Marco A. Rodríguez Soto
México es un país donde su gente puede estorbar el paso a una ambulancia hasta por cinco minutos poniendo así en riesgo la vida del transportado. Una vez que pasa ésta, los conductores a su periferia no pierden la oportunidad para formarse detrás y evitar con ello el tráfico, pero también es el sitio donde los conductores del vehículo de enfermos hacen sonar la sirena a fin de atender su urgencia: llegar a tiempo por los tacos de la cocinera favorita del rumbo.
México es, quizás –y ojalá así sea-, el único país de Latinoamérica donde en un mismo puesto comercial se ofertan clamatos y micheladas, recarga de baterías para automóviles, tacos de carnitas y pañales desechables.
Aquí habita, como puede, el mexicano. Ese personaje que por exprimir hasta el último centavo del pago de una renta es capaz de combinar no uno, sino cuatro giros comerciales en el mismo espacio, a pesar de que cada que abre la cortina de su muy particular multiservicios, deba tomar una bocanada de aire sustanciosa y luego exhalarla lentamente, en señal de resignación anticipada, pues sabe que en las siguientes horas habrá de soportar la bofetada de quien, una vez alcanzado el clímax etílico, no pide sino exige un taco de costilla o buche que, para entonces, han desaparecido del cazo dejando en su trayecto una natilla con aspecto a dulce de leche o cajeta –según su temperatura- y que corresponde, naturalmente, a manteca fría.
El bebedor en turno se siente estafado y entonces, obstinado, actúa influenciado por el raciocinio mexicano que consta básicamente en creer que uno siempre tiene la razón y para ello debe sustentarla con golpes.
El mexicano es ambicioso y atrabancado por naturaleza, basta analizar a sus políticos o su gastronomía: tortas de tamal, tamales fritos, torta de tacos al pastor, dorilocos, chicharrones con cuero y menjurjes que llenan un largo etcétera. Cubre su deseo a cada golpe calórico que le aporte el alimento en turno. Siempre quiere y va por más. Las lágrimas en los ojos se vuelven nada cuando sabe de antemano que un taco siempre puede llevar «otro poquito» de salsa.
Es creativo pero también soberbio e incapaz de asumir sus serendipias por temor a que éstas le sean reprochadas como fracaso más que acierto, salvo que se traten de aquellas que lo hagan lucir como prócer, que no héroe, porque, dicho sea de paso, también es vanidoso.
Cuentan las malas lenguas -que tanto abundan- que en alguna ocasión un fulano se encontraba indagando sobre corrupción en torno a un político y tropezó con todo un partido coludido.

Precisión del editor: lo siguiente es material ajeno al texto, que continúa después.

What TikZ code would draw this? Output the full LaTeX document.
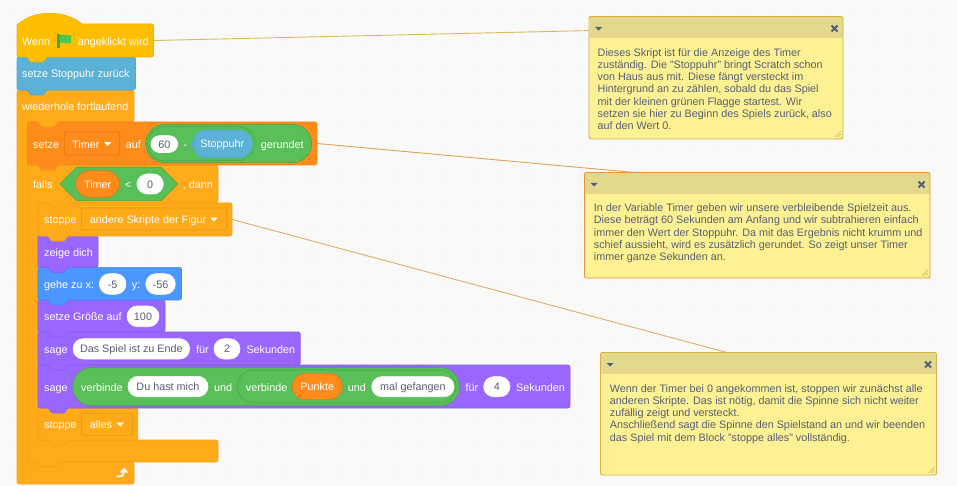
\documentclass[tikz,border=0pt]{standalone}
\usepackage{fontspec}
\setmainfont{Liberation Sans}
\pgfdeclarelayer{conn}
\pgfsetlayers{conn,main}
\definecolor{paper}{HTML}{F9F9F9}
\definecolor{griddot}{HTML}{ECECEC}
\definecolor{hatF}{HTML}{FFBF00}\definecolor{hatS}{HTML}{EFB000}
\definecolor{blueF}{HTML}{5CB1D6}\definecolor{blueS}{HTML}{4FA9D0}
\definecolor{ctrlF}{HTML}{FFAB19}\definecolor{ctrlS}{HTML}{F2A216}
\definecolor{varF}{HTML}{FF8C1A}\definecolor{varS}{HTML}{F5851A}
\definecolor{lookF}{HTML}{9966FF}\definecolor{lookS}{HTML}{8A5CE6}
\definecolor{motF}{HTML}{4C97FF}\definecolor{motS}{HTML}{4488E6}
\definecolor{opF}{HTML}{59C059}\definecolor{opS}{HTML}{46A546}
\definecolor{inkgrey}{HTML}{575E75}
\definecolor{noteF}{HTML}{FEF193}\definecolor{noteH}{HTML}{E2D98D}
\definecolor{noteA}{HTML}{D9AE35}\definecolor{noteB}{HTML}{E6953C}\definecolor{noteC}{HTML}{D9B045}
\definecolor{lineA}{HTML}{DDB95A}\definecolor{lineB}{HTML}{E6A050}\definecolor{lineC}{HTML}{E0B060}
\definecolor{gripc}{HTML}{BDB27A}
\tikzset{
  x=1pt,y=-1pt,
  blockbox/.style={rectangle,rounded corners=2pt,inner sep=0pt,line width=.6pt},
  ghostbox/.style={rectangle,inner sep=0pt},
  lbl/.style={inner sep=0pt,text=white,font=\fontsize{10.8pt}{12pt}\selectfont},
  pillnode/.style={rectangle,inner sep=0pt,line width=.6pt,text height=10pt,text depth=1.8pt,font=\fontsize{10.8pt}{12pt}\selectfont},
  notetext/.style={anchor=north west,inner sep=0pt,align=left,text=inkgrey,font=\fontsize{10.8pt}{12.2pt}\selectfont},
  connector/.style={line width=.9pt},
}
\newcommand\bBlk[7]{\node[blockbox,draw=#7,fill=#6,minimum width={(#4-#2)*1pt},minimum height={(#5-#3)*1pt}] (#1) at ({(#2+#4)/2},{(#3+#5)/2}) {};}
\newcommand\bGhost[5]{\node[ghostbox,minimum width={(#4-#2)*1pt},minimum height={(#5-#3)*1pt}] (#1) at ({(#2+#4)/2},{(#3+#5)/2}) {};}
\newcommand\bBump[4]{%
  \fill[#3] (#1,{#2-1}) -- (#1,#2) -- ({#1+4},{#2+5}) -- ({#1+16},{#2+5}) -- ({#1+20},#2) -- ({#1+20},{#2-1}) -- cycle;
  \draw[#4,line width=.6pt] (#1,#2) -- ({#1+4},{#2+5}) -- ({#1+16},{#2+5}) -- ({#1+20},#2);}
\newcommand\bTx[4]{\node[lbl,anchor=base west] (#1) at (#2,{#3+4.2}) {#4};}
\newcommand\bPill[9]{\node[pillnode,draw=#7,fill=#6,text=#8,rounded corners={(#5-#4)*.5pt},minimum width={(#3-#2)*1pt},minimum height={(#5-#4)*1pt}] (#1) at ({(#2+#3)/2},{(#4+#5)/2}) {#9};}
\newcommand\bTri[3]{\fill[#3] ({#1-3.5},{#2-1.8}) -- ({#1+3.5},{#2-1.8}) -- (#1,{#2+2}) -- cycle;}
\newcommand\notebox[6]{%
  \node[rectangle,inner sep=0pt,fill=noteF,rounded corners=2pt,minimum width={(#4-#2)*1pt},minimum height={(#5-#3)*1pt}] (#1) at ({(#2+#4)/2},{(#3+#5)/2}) {};
  \node[rectangle,inner sep=0pt,fill=noteH,minimum width={(#4-#2-1)*1pt},minimum height=21.5pt] (#1h) at ({(#2+#4)/2},{#3+11.2}) {};
  \draw[#6,line width=.9pt,rounded corners=2pt] (#2,#3) rectangle (#4,#5);
  \fill[inkgrey] ({#2+6},{#3+10.5}) -- ({#2+13},{#3+10.5}) -- ({#2+9.5},{#3+14}) -- cycle;
  \draw[inkgrey,line width=1.9pt] ({#4-11.5},{#3+9}) -- ({#4-5.5},{#3+15}) ({#4-5.5},{#3+9}) -- ({#4-11.5},{#3+15});
  \draw[gripc,line width=.6pt] ({#4-2},{#5-8}) -- ({#4-8},{#5-2}) ({#4-2},{#5-5}) -- ({#4-5},{#5-2});}
\begin{document}
\begin{tikzpicture}
\useasboundingbox (0,0) rectangle (957,486);

% ---- C-shaped loop and the blocks, lowest in the stack first
\draw[fill=ctrlF,draw=ctrlS,line width=.6pt,rounded corners=2pt]
  (17,90) -- (134,90) -- (134,122) -- (28,122) -- (28,462) -- (134,462) -- (134,484) -- (17,484) -- cycle;
\bGhost{loop}{17}{90}{134}{122}
\draw[fill=ctrlF,draw=ctrlS,line width=.6pt,rounded corners=2pt]
  (28,165) -- (218,165) -- (218,203) -- (38,203) -- (38,440) -- (218,440) -- (218,462) -- (28,462) -- cycle;
\bGhost{ifblock}{28}{165}{218}{203}
\bBump{38}{462}{ctrlF}{ctrlS}

\bBlk{stopall}{38}{408}{137.7}{440.3}{ctrlF}{ctrlS}
\bBump{48}{440.3}{ctrlF}{ctrlS}
\bBlk{saytwo}{38}{365}{570}{408}{lookF}{lookS}
\bBump{48}{408}{lookF}{lookS}
\bBlk{sayone}{38}{332}{300.3}{365}{lookF}{lookS}
\bBump{48}{365}{lookF}{lookS}
\bBlk{size}{38}{300}{165}{332}{lookF}{lookS}
\bBump{48}{332}{lookF}{lookS}
\bBlk{goto}{38}{267.3}{181.5}{300}{motF}{motS}
\bBump{48}{300}{motF}{motS}
\bBlk{show}{38}{235}{98}{267.3}{lookF}{lookS}
\bBump{48}{267.3}{lookF}{lookS}
\bBlk{stopother}{38}{203}{232}{236}{ctrlF}{ctrlS}
\bBump{48}{236}{ctrlF}{ctrlS}
\bBump{48}{203}{ctrlF}{ctrlS}
\bBlk{settimer}{27.5}{122}{317}{165}{varF}{varS}
\bBump{38}{165}{varF}{varS}
\bBump{38}{122}{ctrlF}{ctrlS}
\bBlk{reset}{17}{57}{135.5}{90}{blueF}{blueS}
\bBump{27}{90}{blueF}{blueS}
\draw[fill=hatF,draw=hatS,line width=.6pt]
  (17,25) .. controls (28,15.5) and (39,13.3) .. (50,13.3) .. controls (62,13.3) and (74,17) .. (82,24)
  -- (151.5,24) .. controls (153,24) and (153.5,24.5) .. (153.5,26) -- (153.5,55) .. controls (153.5,56.5) and (153,57) .. (151.5,57)
  -- (19,57) .. controls (17.5,57) and (17,56.5) .. (17,55) -- cycle;
\bGhost{hat}{17}{24}{153.5}{57}
\bBump{27}{57}{hatF}{hatS}

% ---- hat content
\bTx{tWenn}{22}{41}{Wenn}
\fill[opS] (57.3,34) rectangle (59.6,47.6);
\fill[opF!85!green] (59.6,35) .. controls (63,33) and (66,37) .. (71,35) -- (71,43) .. controls (66,45) and (63,41) .. (59.6,43) -- cycle;
\bTx{tClicked}{77.7}{41}{angeklickt wird}
\bTx{tReset}{22}{73.5}{setze Stoppuhr zurück}
\bTx{tLoop}{22}{106}{wiederhole fortlaufend}

% ---- set timer
\bTx{tSet}{33}{144}{setze}
\node[blockbox,draw=varS!90!black,fill=varF,minimum width=55.4pt,minimum height=23pt] (dTimerBox) at (92,143.5) {};
\bTx{tTimerA}{72}{144}{Timer}
\bTri{107.7}{144}{white}
\bTx{tAuf}{125.7}{144}{auf}
\bPill{gRound}{145.7}{311.7}{124.3}{162.7}{opF}{opS}{white}{}
\bPill{gMinus}{147.7}{255}{126.7}{160.7}{opF}{opS}{white}{}
\bPill{p60}{151}{177.7}{135.7}{152.5}{white}{white}{inkgrey}{60}
\bTx{tMinus}{183.5}{144}{-}
\bPill{pStopwatch}{192.3}{252.3}{130}{157.7}{blueF}{blueS}{white}{Stoppuhr}
\bTx{tRound}{260.7}{144}{gerundet}

% ---- if
\bTx{tIf}{33}{184}{falls}
\draw[fill=opF,draw=opS,line width=.6pt] (60,184) -- (76.7,167.3) -- (161,167.3) -- (177.7,184) -- (161,200.7) -- (76.7,200.7) -- cycle;
\bPill{pTimer}{76}{119.3}{170.7}{197.3}{varF}{varS!90!black}{white}{Timer}
\bTx{tLess}{125}{184}{<}
\bPill{p0}{137}{163.3}{174}{194}{white}{white}{inkgrey}{0}
\bTx{tThen}{182.7}{184}{, dann}

% ---- stop others
\bTx{tStopA}{44}{219.3}{stoppe}
\node[blockbox,draw=ctrlS!92!black,fill=ctrlF,minimum width=145.4pt,minimum height=22pt] (dOther) at (154,219) {};
\bTx{tOther}{89.7}{219.3}{andere Skripte der Figur}
\bTri{214}{219.5}{white}

% ---- looks and motion
\bTx{tShow}{44}{252}{zeige dich}
\bTx{tGoto}{44}{284}{gehe zu x:}
\bPill{pX}{99.3}{126}{273.7}{294.3}{white}{white}{inkgrey}{-5}
\bTx{tY}{131.7}{284}{y:}
\bPill{pY}{145.7}{175.3}{273.7}{294.3}{white}{white}{inkgrey}{-56}
\bTx{tSize}{44}{316}{setze Größe auf}
\bPill{pSize}{127}{159}{306}{326.7}{white}{white}{inkgrey}{100}
\bTx{tSayA}{44}{349}{sage}
\bPill{pEnd}{73}{189.7}{338.7}{359}{white}{white}{inkgrey}{Das Spiel ist zu Ende}
\bTx{tForA}{196}{349}{für}
\bPill{pTwo}{214}{240}{338.7}{359}{white}{white}{inkgrey}{2}
\bTx{tSecA}{246.3}{349}{Sekunden}

% ---- say joined
\bTx{tSayB}{44}{387}{sage}
\bPill{gJoinA}{72.7}{459.3}{367.7}{405.7}{opF}{opS}{white}{}
\bPill{gJoinB}{237.3}{456}{370}{403}{opF}{opS}{white}{}
\bTx{tJoinA}{81}{387}{verbinde}
\bPill{pHave}{128}{208}{376.3}{396.7}{white}{white}{inkgrey}{Du hast mich}
\bTx{tAndA}{214}{387}{und}
\bTx{tJoinB}{245.7}{387}{verbinde}
\bPill{pPoints}{292.3}{342.3}{373.3}{399.7}{varF}{varS!90!black}{white}{Punkte}
\bTx{tAndB}{347.7}{387}{und}
\bPill{pCaught}{371.7}{454}{376.7}{396.7}{white}{white}{inkgrey}{mal gefangen}
\bTx{tForB}{465.3}{387}{für}
\bPill{pFour}{483.7}{510}{376.7}{396.7}{white}{white}{inkgrey}{4}
\bTx{tSecB}{516}{387}{Sekunden}

% ---- stop all
\bTx{tStopB}{44}{424}{stoppe}
\node[blockbox,draw=ctrlS!92!black,fill=ctrlF,minimum width=51.4pt,minimum height=22pt] (dAll) at (107,424.3) {};
\bTx{tAll}{89.7}{424}{alles}
\bTri{120.3}{424.5}{white}

% ---- loop arrow
\draw[white,line width=1.7pt] (116.5,476.5) .. controls (121,477) and (123.5,476) .. (123.5,472);
\fill[white] (119.8,472.5) -- (124.3,467.5) -- (128,472.5) -- cycle;

% ---- comments
\notebox{nA}{589}{16.5}{843}{139}{noteA}
\node[notetext] (nAt) at (597.5,48.2) {Dieses Skript ist für die Anzeige des Timer\\zuständig. Die "Stoppuhr" bringt Scratch schon\\von Haus aus mit. Diese fängt versteckt im\\Hintergrund an zu zählen, sobald du das Spiel\\mit der kleinen grünen Flagge startest. Wir\\setzen sie hier zu Beginn des Spiels zurück, also\\auf den Wert 0.};
\notebox{nB}{584.5}{172.5}{930}{278}{noteB}
\node[notetext] (nBt) at (593.7,203.7) {In der Variable Timer geben wir unsere verbleibende Spielzeit aus.\\Diese beträgt 60 Sekunden am Anfang und wir subtrahieren einfach\\immer den Wert der Stoppuhr. Da mit das Ergebnis nicht krumm und\\schief aussieht, wird es zusätzlich gerundet. So zeigt unser Timer\\immer ganze Sekunden an.};
\notebox{nC}{600.5}{352.5}{936.5}{475}{noteC}
\node[notetext] (nCt) at (609.7,384.3) {Wenn der Timer bei 0 angekommen ist, stoppen wir zunächst alle\\anderen Skripte. Das ist nötig, damit die Spinne sich nicht weiter\\zufällig zeigt und versteckt.\\Anschließend sagt die Spinne den Spielstand an und wir beenden\\das Spiel mit dem Block "stoppe alles" vollständig.};

% ---- paper, dot grid and connectors go underneath
\begin{pgfonlayer}{conn}
\fill[paper] (0,0) rectangle (957,486);
\foreach \i in {0,...,35}{\foreach \j in {0,...,17}{\fill[griddot] ({15+27*\i},{13.5+27*\j}) circle (.9);}}
\draw[connector,lineA] (hat.east) -- (nAh.center);
\draw[connector,lineB] (settimer.east) -- (nBh.center);
\draw[connector,lineC] (stopother.east) -- (nCh.center);
\end{pgfonlayer}
\end{tikzpicture}
\end{document}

El afortunado pudo dejar de serlo si volvía pública la información, y es que en México las verdades terminan, muchas veces, encerradas en una caja tres metros bajo tierra. Sin embargo logró templar el panorama consiguiendo, a su paso, una beca generosa del gobierno federal patrocinada por los contribuyentes.
Reportes periodísticos han revelado por años otro matiz de la realidad mexa: encabezados tipo “Nombra EPN a Virgilio Andrade como secretario de la Función Pública”, “Protestan maestros de varios estados contra evaluación” o el más obvio “Muere atropellado debajo de puente peatonal”, por mencionar sólo algunos, exhiben la incongruencia y “pocamadre” de los hijos de Quetzalcóatl y ahijados de la Malinche.
Está también el que sale a las calles para gritarle un alto a la corrupción y más tarde entrega, bajita la mano, un billete al agente de Tránsito que le detiene en su trayecto rumbo al partido de futbol, que disfrutará con esos boletos comprados en reventa.
No se crea que vive a trompicones a causa del carácter: siempre libra los escenarios posibles gracias a la astucia innata de su clase y la porfía ataviada del “yo soy…” seguido de calificativos que demuestren la superioridad autóctona con aires de machismo.
Así pues, el mexicano es capaz de atender un multiservicios, cuatro hijos, dos esposas y un perro. El dinero, pues qué importa.
La astucia nacional navega con bandera de oportunismo y naufraga en la insensatez a causa de sus detractores connacionales.
No en vano aquel proverbio neoliberal dicta que no hay peor enemigo para el mexicano que otro de su misma especie. Y ha resultado cierto casi siempre.